Below is a listing. Return the lines from the one that contains "Generate a component" to the one that contains "stdDev, mean, nobs];", both ends included, verbatim and with no pictures.

════════════════

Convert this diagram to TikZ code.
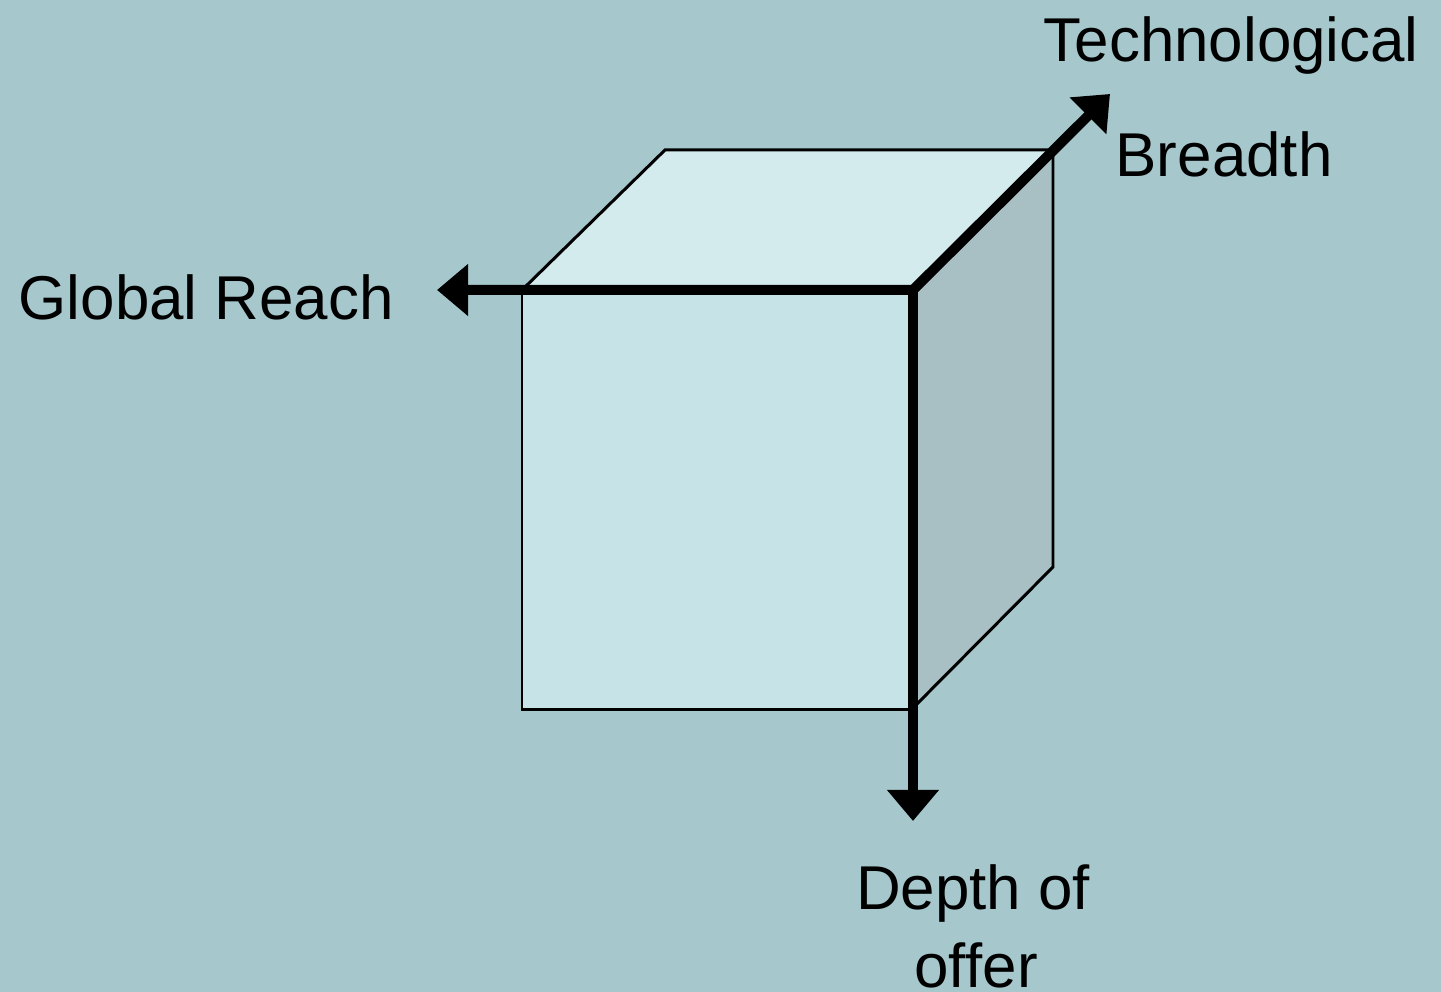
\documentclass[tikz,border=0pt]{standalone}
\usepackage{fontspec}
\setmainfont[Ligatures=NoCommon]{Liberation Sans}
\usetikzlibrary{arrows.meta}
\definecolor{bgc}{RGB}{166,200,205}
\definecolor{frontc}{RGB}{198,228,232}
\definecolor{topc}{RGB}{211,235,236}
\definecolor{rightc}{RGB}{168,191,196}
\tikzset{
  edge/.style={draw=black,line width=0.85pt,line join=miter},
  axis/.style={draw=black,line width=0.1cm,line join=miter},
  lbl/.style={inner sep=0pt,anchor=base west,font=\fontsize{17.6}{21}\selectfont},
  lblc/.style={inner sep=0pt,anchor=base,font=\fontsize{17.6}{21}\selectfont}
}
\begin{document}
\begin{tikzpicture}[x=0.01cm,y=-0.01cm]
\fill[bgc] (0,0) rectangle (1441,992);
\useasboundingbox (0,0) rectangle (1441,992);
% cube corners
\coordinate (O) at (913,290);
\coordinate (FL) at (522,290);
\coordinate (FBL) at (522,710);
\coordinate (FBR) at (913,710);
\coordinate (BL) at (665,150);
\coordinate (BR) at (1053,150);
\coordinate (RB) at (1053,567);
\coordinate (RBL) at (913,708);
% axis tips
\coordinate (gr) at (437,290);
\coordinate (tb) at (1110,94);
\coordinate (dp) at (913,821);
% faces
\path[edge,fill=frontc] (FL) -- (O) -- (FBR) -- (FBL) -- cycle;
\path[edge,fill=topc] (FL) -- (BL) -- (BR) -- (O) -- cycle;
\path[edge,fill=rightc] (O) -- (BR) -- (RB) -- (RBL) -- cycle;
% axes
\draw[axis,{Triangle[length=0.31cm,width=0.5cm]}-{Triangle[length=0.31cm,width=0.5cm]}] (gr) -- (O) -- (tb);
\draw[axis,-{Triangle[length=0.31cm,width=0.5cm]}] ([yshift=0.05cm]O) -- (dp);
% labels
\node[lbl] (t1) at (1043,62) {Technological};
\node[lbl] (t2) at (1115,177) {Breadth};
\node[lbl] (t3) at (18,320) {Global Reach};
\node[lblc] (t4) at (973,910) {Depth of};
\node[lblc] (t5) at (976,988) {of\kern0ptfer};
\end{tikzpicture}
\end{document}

════════════════

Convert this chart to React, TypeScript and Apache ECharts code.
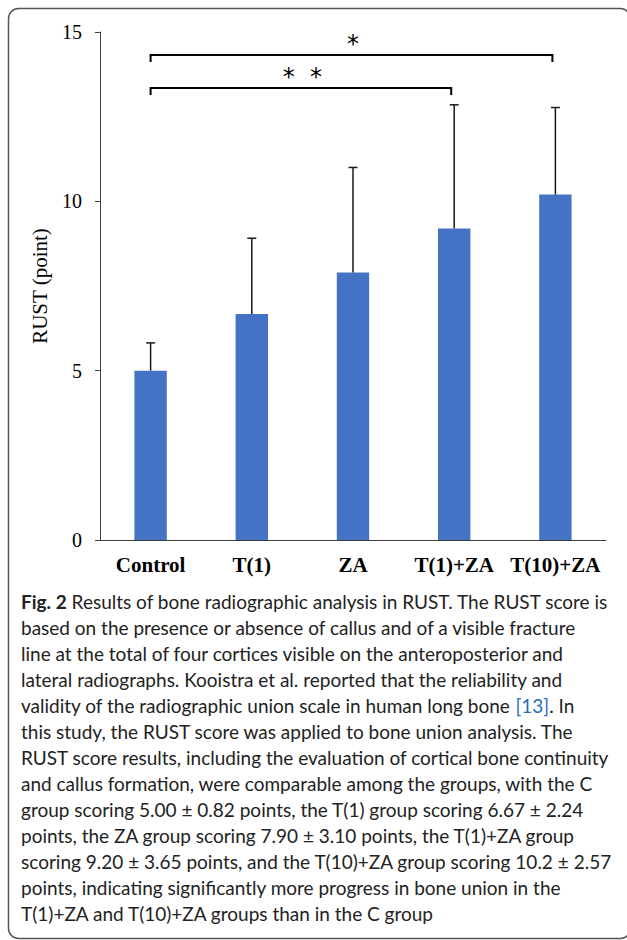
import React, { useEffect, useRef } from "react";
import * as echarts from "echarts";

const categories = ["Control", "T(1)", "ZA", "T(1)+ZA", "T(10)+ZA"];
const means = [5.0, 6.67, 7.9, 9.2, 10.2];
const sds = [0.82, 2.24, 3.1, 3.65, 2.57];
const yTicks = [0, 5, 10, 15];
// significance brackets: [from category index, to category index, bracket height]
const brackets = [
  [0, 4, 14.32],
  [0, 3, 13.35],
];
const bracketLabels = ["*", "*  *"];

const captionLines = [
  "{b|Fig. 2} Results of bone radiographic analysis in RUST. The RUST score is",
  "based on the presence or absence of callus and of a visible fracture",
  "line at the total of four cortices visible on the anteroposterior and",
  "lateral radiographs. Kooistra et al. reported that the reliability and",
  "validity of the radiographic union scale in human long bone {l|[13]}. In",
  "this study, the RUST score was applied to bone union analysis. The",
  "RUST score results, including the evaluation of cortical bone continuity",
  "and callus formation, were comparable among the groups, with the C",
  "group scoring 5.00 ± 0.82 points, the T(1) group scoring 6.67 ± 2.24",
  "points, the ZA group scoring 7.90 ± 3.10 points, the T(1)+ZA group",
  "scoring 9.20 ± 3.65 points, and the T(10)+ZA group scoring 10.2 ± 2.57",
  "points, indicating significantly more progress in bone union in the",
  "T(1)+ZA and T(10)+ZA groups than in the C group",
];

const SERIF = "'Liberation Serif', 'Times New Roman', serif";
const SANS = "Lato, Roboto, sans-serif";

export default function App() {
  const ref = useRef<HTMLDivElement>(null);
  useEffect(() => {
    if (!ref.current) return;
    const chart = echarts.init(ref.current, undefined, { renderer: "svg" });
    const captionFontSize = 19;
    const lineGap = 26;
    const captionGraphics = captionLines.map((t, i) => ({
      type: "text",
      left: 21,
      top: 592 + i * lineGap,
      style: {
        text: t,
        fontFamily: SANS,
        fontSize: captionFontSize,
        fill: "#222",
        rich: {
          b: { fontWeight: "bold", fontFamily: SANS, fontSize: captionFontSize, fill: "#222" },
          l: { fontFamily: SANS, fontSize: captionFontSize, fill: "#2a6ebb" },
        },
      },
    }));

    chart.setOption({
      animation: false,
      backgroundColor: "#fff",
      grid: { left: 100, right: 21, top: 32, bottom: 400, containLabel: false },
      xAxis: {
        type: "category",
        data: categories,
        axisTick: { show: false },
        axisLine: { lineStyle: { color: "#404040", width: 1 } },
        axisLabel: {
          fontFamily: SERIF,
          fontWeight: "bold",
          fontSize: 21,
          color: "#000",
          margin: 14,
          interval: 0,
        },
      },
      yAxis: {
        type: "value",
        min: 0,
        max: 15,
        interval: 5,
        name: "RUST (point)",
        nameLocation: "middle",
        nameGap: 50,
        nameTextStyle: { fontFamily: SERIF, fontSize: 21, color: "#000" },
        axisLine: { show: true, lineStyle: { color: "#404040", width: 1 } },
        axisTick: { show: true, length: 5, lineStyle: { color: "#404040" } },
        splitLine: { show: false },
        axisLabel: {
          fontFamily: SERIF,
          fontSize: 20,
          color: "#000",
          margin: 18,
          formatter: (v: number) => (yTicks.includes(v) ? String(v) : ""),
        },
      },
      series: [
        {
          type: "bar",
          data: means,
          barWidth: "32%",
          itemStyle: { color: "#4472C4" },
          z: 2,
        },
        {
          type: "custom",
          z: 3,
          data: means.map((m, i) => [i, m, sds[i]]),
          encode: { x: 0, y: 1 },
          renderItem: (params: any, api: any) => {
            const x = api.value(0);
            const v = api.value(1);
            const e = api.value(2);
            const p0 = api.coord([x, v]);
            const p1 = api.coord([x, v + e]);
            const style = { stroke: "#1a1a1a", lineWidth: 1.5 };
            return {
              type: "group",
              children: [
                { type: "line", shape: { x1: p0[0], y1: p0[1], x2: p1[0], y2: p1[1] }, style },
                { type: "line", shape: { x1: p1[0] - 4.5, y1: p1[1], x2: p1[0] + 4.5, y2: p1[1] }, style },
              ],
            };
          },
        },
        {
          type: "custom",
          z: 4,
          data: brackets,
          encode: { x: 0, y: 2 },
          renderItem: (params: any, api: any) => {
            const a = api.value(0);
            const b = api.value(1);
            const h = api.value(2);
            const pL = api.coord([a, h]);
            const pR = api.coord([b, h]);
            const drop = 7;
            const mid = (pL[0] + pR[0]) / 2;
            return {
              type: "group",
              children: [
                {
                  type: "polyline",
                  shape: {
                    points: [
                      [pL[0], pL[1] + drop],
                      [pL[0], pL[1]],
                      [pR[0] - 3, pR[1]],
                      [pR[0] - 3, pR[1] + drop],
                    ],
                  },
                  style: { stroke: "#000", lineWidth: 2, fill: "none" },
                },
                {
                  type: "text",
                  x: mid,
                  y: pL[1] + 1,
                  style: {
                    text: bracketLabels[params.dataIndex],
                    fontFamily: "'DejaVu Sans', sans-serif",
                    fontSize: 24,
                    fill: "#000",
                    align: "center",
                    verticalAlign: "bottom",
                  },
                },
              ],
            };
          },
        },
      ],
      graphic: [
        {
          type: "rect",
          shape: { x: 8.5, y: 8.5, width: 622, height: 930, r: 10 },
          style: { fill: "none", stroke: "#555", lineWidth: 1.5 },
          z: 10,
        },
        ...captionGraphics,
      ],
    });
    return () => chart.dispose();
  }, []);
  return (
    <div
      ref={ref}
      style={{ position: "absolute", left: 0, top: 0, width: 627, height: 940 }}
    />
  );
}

════════════════

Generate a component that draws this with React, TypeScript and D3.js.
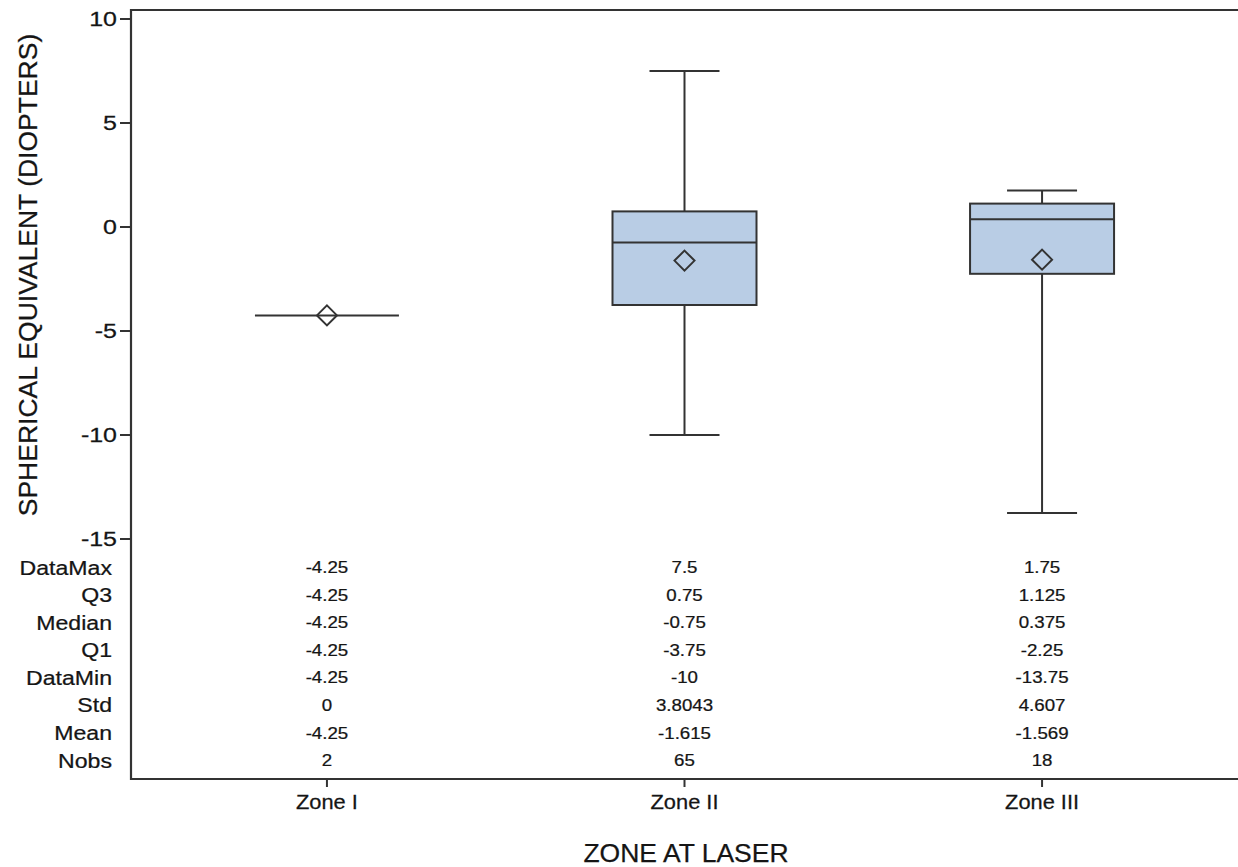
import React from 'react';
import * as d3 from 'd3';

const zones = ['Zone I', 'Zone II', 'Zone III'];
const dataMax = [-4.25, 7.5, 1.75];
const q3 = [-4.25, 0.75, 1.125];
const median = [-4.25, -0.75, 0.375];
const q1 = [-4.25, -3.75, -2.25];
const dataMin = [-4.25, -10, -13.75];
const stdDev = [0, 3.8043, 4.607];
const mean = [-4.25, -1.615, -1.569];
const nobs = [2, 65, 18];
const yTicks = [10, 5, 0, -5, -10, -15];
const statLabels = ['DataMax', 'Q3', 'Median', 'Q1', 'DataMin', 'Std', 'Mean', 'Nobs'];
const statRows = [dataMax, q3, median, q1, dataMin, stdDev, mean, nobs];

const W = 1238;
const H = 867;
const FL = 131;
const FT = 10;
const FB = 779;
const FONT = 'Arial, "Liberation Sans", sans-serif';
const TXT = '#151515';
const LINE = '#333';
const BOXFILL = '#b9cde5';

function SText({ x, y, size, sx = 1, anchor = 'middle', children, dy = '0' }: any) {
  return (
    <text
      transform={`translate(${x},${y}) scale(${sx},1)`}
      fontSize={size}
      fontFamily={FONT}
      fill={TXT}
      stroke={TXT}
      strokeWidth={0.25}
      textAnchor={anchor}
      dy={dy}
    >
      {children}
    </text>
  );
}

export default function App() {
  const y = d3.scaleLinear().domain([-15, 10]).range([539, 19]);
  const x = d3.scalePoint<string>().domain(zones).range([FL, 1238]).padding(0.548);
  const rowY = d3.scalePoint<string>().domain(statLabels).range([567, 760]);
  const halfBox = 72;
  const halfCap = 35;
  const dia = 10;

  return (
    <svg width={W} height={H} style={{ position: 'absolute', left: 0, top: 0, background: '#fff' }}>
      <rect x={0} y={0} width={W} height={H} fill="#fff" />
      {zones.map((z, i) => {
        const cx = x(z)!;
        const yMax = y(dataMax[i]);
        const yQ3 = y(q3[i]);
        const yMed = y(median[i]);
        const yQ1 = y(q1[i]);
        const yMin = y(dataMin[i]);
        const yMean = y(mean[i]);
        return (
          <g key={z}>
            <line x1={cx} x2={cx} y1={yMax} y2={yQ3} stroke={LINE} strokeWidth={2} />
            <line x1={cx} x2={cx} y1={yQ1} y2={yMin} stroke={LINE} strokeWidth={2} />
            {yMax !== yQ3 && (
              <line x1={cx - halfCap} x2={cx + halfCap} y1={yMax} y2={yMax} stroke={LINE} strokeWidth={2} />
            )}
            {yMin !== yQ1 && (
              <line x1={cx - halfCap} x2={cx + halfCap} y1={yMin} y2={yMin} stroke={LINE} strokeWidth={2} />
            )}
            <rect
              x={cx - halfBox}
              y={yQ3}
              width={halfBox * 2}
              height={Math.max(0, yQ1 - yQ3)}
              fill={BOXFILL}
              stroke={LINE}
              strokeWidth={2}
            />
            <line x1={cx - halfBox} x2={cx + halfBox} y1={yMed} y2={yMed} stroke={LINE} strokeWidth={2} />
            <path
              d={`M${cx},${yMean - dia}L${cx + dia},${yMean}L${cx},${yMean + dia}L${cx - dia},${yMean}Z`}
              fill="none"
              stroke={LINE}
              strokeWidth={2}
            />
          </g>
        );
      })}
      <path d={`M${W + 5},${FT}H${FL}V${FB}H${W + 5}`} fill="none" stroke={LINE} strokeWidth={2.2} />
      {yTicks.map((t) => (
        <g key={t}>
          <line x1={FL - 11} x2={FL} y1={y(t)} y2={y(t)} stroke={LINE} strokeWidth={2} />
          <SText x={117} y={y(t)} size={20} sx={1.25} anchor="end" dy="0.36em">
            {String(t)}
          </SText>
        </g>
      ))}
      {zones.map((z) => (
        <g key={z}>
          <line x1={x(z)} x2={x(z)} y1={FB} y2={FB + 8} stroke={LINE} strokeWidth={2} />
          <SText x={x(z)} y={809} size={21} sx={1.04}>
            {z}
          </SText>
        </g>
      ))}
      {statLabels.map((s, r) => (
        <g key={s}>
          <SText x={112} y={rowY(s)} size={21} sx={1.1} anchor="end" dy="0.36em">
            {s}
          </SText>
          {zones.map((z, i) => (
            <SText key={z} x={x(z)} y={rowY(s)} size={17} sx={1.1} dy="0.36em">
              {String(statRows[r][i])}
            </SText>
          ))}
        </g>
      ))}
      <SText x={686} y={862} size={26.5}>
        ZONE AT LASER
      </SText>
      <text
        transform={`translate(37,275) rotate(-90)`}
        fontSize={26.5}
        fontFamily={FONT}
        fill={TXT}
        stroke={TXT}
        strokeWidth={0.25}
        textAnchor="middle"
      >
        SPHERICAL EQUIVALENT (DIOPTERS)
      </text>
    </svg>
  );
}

════════════════

Completed task:
Generate a component that draws this with React, TypeScript and D3.js.
import React from 'react';
import * as d3 from 'd3';

const zones = ['Zone I', 'Zone II', 'Zone III'];
const dataMax = [-4.25, 7.5, 1.75];
const q3 = [-4.25, 0.75, 1.125];
const median = [-4.25, -0.75, 0.375];
const q1 = [-4.25, -3.75, -2.25];
const dataMin = [-4.25, -10, -13.75];
const stdDev = [0, 3.8043, 4.607];
const mean = [-4.25, -1.615, -1.569];
const nobs = [2, 65, 18];
const yTicks = [10, 5, 0, -5, -10, -15];
const statLabels = ['DataMax', 'Q3', 'Median', 'Q1', 'DataMin', 'Std', 'Mean', 'Nobs'];
const statRows = [dataMax, q3, median, q1, dataMin, stdDev, mean, nobs];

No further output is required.